How do we know this is wrong? As Professor Ghosh points out, some vital
crops are not traded on the futures markets, including millet, cassava,
and potatoes. Their price rose a little during this period - but only a
fraction as much as the ones affected by speculation. Her research shows
that speculation was "the main cause" of the rise.

So it has come to this. The world's wealthiest speculators set up a
casino where the chips were the stomachs of hundreds of millions of
innocent people. They gambled on increasing starvation, and won. Their
Wasteland moment created a real wasteland. What does it say about our
political and economic system that we can so casually inflict so much pain?

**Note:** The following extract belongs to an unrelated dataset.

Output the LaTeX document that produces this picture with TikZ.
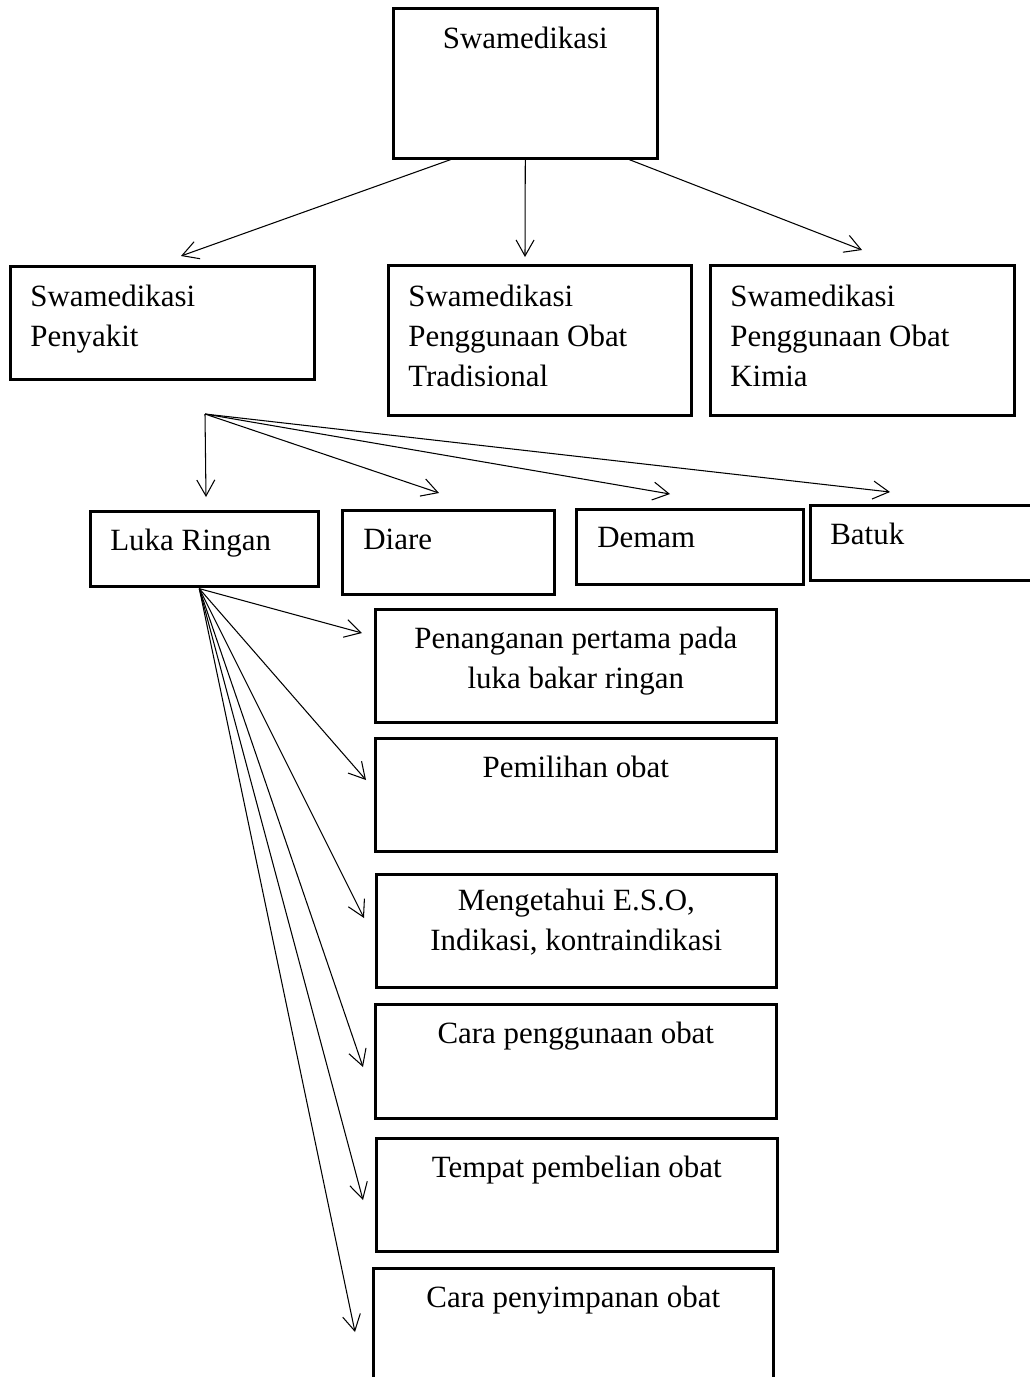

If we don't re-regulate, it is only a matter of time before this all
happens again. How many people would it kill next time? The moves to
restore the pre-1990s rules on commodities trading have been stunningly
sluggish. In the US, the House has passed some regulation, but there are
fears that the Senate - drenched in speculator-donations - may dilute it
into meaninglessness. The EU is lagging far behind even this, while in
Britain, where most of this "trade" takes place, advocacy groups are
worried that David Cameron's government will block reform entirely to
please his own friends and donors in the City.

Only one force can stop another speculation-starvation-bubble. The
decent people in developed countries need to shout louder than the
lobbyists from Goldman Sachs. The World Development Movement is
launching a week of pressure this summer as crucial decisions on this
are taken: text WDM to 82055 to find out what you can do.

The last time I spoke to her, Abiba said: "We can't go through that
another time. Please - make sure they never, never do that to us again."